РГ: Михаил, вы в кино возникли неожиданно. Ведь по первой профессии вы полиграфист.
Кричман: У меня и родители полиграфисты. Мне это нравится: запах краски и печатных машин - это мое. Но мой приятель учился на операторском факультете во ВГИКе и с важным видом рассказывал, как снимает рекламу. Я попросил его позвать меня, чтобы я там что-нибудь поделал. Он позвал. Пять лет работал монтажером, потом стал ездить с путешественником Леонидом Кругловым, и мы сняли документальные фильмы о Кубе, Папуа, Гвинее, Колумбии... Клипы снимал для Чайфа, БГ...
РГ: И все-таки дело новое: взять в руки камеру, еще ничего не умея!
Кричман: Это был страшный шаг: я не понимал, как это делается. Но был человек, который терпеливо мне помогал, я с ним как за каменной стеной. На фильме "Небо. Самолет. Девушка" он все вымерял, ставил диафрагму, и после этого я снимал. Только на "Возвращении" потихоньку стал что-то в этом понимать.
РГ: Михаил, вы только что сняли для Андрея Звягинцева фильм "Елена".
Кричман: Закончен монтаж, работаем над цветом. Это современная история о немолодой паре, живущей в центре Москвы, не похожая на то, что делал Звягинцев прежде.
РГ: Мэри, какие перспективы у "Овсянок" в прокате?

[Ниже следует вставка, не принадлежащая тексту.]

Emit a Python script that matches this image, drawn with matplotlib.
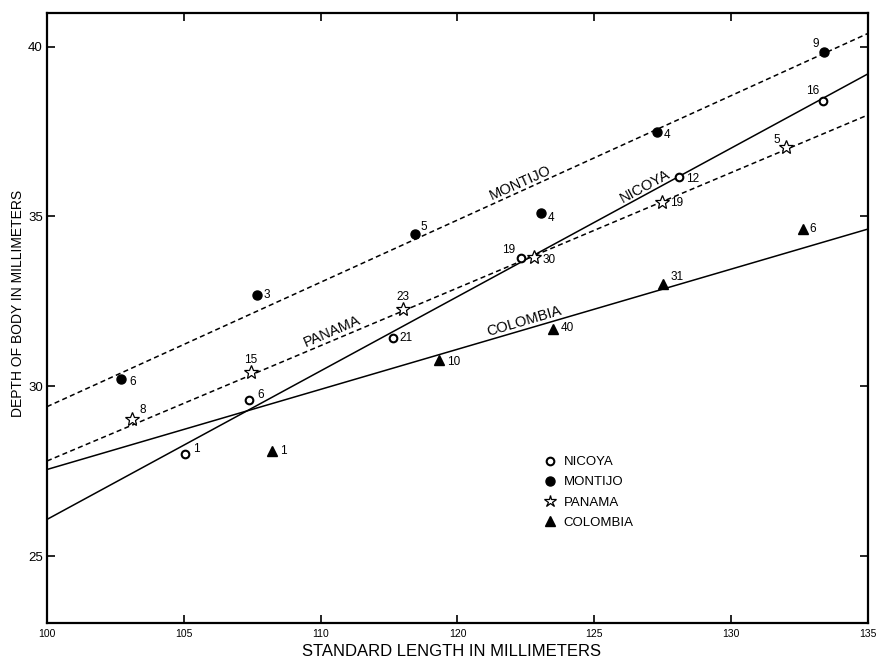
import matplotlib
matplotlib.use("Agg")
import matplotlib.pyplot as plt
from matplotlib.lines import Line2D
import numpy as np

plt.rcParams['font.family'] = ['Liberation Sans', 'DejaVu Sans']

# x values are in the printed axis units (ticks evenly spaced, labelled as printed)
x_tick_labels = ['100', '105', '110', '120', '125', '130', '135']
y_ticks = [25, 30, 35, 40]

# Nicoya (open circles)
nicoya_x = [105.04, 107.38, 112.63, 117.32, 123.10, 128.34]
nicoya_y = [28.02, 29.59, 31.41, 33.77, 36.15, 38.40]
nicoya_n = ['1', '6', '21', '19', '12', '16']

# Montijo (filled circles)
montijo_x = [102.69, 107.66, 113.43, 118.05, 122.28, 128.38]
montijo_y = [30.20, 32.69, 34.48, 35.09, 37.48, 39.84]
montijo_n = ['6', '3', '5', '4', '4', '9']

# Panama (stars)
panama_x = [103.12, 107.45, 113.00, 117.80, 122.46, 127.00]
panama_y = [29.05, 30.41, 32.27, 33.81, 35.43, 37.05]
panama_n = ['8', '15', '23', '30', '19', '5']

# Colombia (triangles)
colombia_x = [108.21, 114.33, 118.50, 122.52, 127.61]
colombia_y = [28.10, 30.77, 31.68, 33.01, 34.63]
colombia_n = ['1', '10', '40', '31', '6']

# regression lines: value at left and right axis edge
line_x = [100, 130]
montijo_line = [29.40, 40.39]
panama_line = [27.80, 37.99]
nicoya_line = [26.08, 39.20]
colombia_line = [27.55, 34.63]

# ---- styling / layout (not data) ----
nicoya_off = [(6, 3, 'left'), (6, 4, 'left'), (5, 0, 'left'), (-4, 6, 'right'), (5, -1, 'left'), (-2, 7, 'right')]
montijo_off = [(6, -2, 'left'), (5, 0, 'left'), (4, 5, 'left'), (5, -3, 'left'), (5, -2, 'left'), (-3, 6, 'right')]
panama_off = [(5, 6, 'left'), (0, 9, 'center'), (0, 9, 'center'), (6, -2, 'left'), (6, -1, 'left'), (-4, 5, 'right')]
colombia_off = [(6, 0, 'left'), (6, -1, 'left'), (5, 1, 'left'), (5, 5, 'left'), (5, 0, 'left')]

fig = plt.figure(figsize=(8.78, 6.6), dpi=100)
ax = fig.add_axes([0.05353, 0.05606, 0.93508, 0.92470])

dash = (3.3, 2.2)
lw = 1.1
ax.plot(line_x, montijo_line, color='black', lw=lw, linestyle=(0, dash))
ax.plot(line_x, panama_line, color='black', lw=lw, linestyle=(0, dash))
ax.plot(line_x, nicoya_line, color='black', lw=lw)
ax.plot(line_x, colombia_line, color='black', lw=lw)

ms_kw = dict(linestyle='none', color='black', zorder=3)
ax.plot(nicoya_x, nicoya_y, marker='o', ms=5.5, mfc='white', mec='black', mew=1.5, **ms_kw)
ax.plot(montijo_x, montijo_y, marker='o', ms=6.5, mfc='black', mec='black', **ms_kw)
ax.plot(panama_x, panama_y, marker='*', ms=10, mfc='white', mec='black', mew=0.9, **ms_kw)
ax.plot(colombia_x, colombia_y, marker='^', ms=7, mfc='black', mec='black', **ms_kw)

def label_points(xs, ys, ns, offs):
    for x, y, n, (dx, dy, ha) in zip(xs, ys, ns, offs):
        ax.annotate(n, (x, y), xytext=(dx, dy), textcoords='offset points',
                    ha=ha, va='center', fontsize=8.5)

label_points(nicoya_x, nicoya_y, nicoya_n, nicoya_off)
label_points(montijo_x, montijo_y, montijo_n, montijo_off)
label_points(panama_x, panama_y, panama_n, panama_off)
label_points(colombia_x, colombia_y, colombia_n, colombia_off)

# line labels
ax.text(117.31, 35.98, 'MONTIJO', rotation=24.0, ha='center', va='center', fontsize=10.5)
ax.text(121.85, 35.88, 'NICOYA', rotation=28.5, ha='center', va='center', fontsize=10.5)
ax.text(110.40, 31.63, 'PANAMA', rotation=23.2, ha='center', va='center', fontsize=10.5)
ax.text(117.43, 31.90, 'COLOMBIA', rotation=16.4, ha='center', va='center', fontsize=10.5)

ax.set_xlim(100, 130)
ax.set_ylim(23.03, 41.0)
ax.set_xticks(np.linspace(100, 130, len(x_tick_labels)))
ax.set_xticklabels(x_tick_labels, fontsize=7.5)
ax.set_yticks(y_ticks)
ax.set_yticklabels([str(v) for v in y_ticks], fontsize=9.5)
ax.tick_params(direction='in', length=6, width=1.2, top=True, right=True,
               labeltop=False, labelright=False)
ax.tick_params(axis='x', pad=4)
ax.tick_params(axis='y', pad=3)
for s in ax.spines.values():
    s.set_linewidth(1.6)

ax.set_xlabel('STANDARD LENGTH IN MILLIMETERS', fontsize=12)
ax.xaxis.set_label_coords(0.4928, -0.034)
ax.set_ylabel('DEPTH OF BODY IN MILLIMETERS', fontsize=10)
ax.yaxis.set_label_coords(-0.0268, 0.524)

handles = [
    Line2D([], [], marker='o', ms=5.5, mfc='white', mec='black', mew=1.5, linestyle='none'),
    Line2D([], [], marker='o', ms=6.5, mfc='black', mec='black', linestyle='none'),
    Line2D([], [], marker='*', ms=9, mfc='white', mec='black', mew=0.9, linestyle='none'),
    Line2D([], [], marker='^', ms=7, mfc='black', mec='black', linestyle='none'),
]
ax.legend(handles, ['NICOYA', 'MONTIJO', 'PANAMA', 'COLOMBIA'], frameon=False,
          loc='upper left', bbox_to_anchor=(0.6066, 0.2737), borderaxespad=0,
          borderpad=0, handlelength=0.8, handletextpad=0.6, labelspacing=0.6,
          fontsize=9.5)

fig.savefig('out.png', dpi=100, facecolor='white')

Назари: Думаю, хорошие. Это очень зрительское кино. Фильм полюбила французская компания Memento Films и взялась за его мировой прокат. В октябре одновременно с российским прокатом он выходит во Франции под названием "Последнее путешествие Тани". Я хочу предупредить будущих зрителей: в фильме очень важен финал. Обычно при появлении финальных титров люди уходят - и они пропустят эмоционально важное, некий выдох. Поэтому прошу досмотреть картину до конца.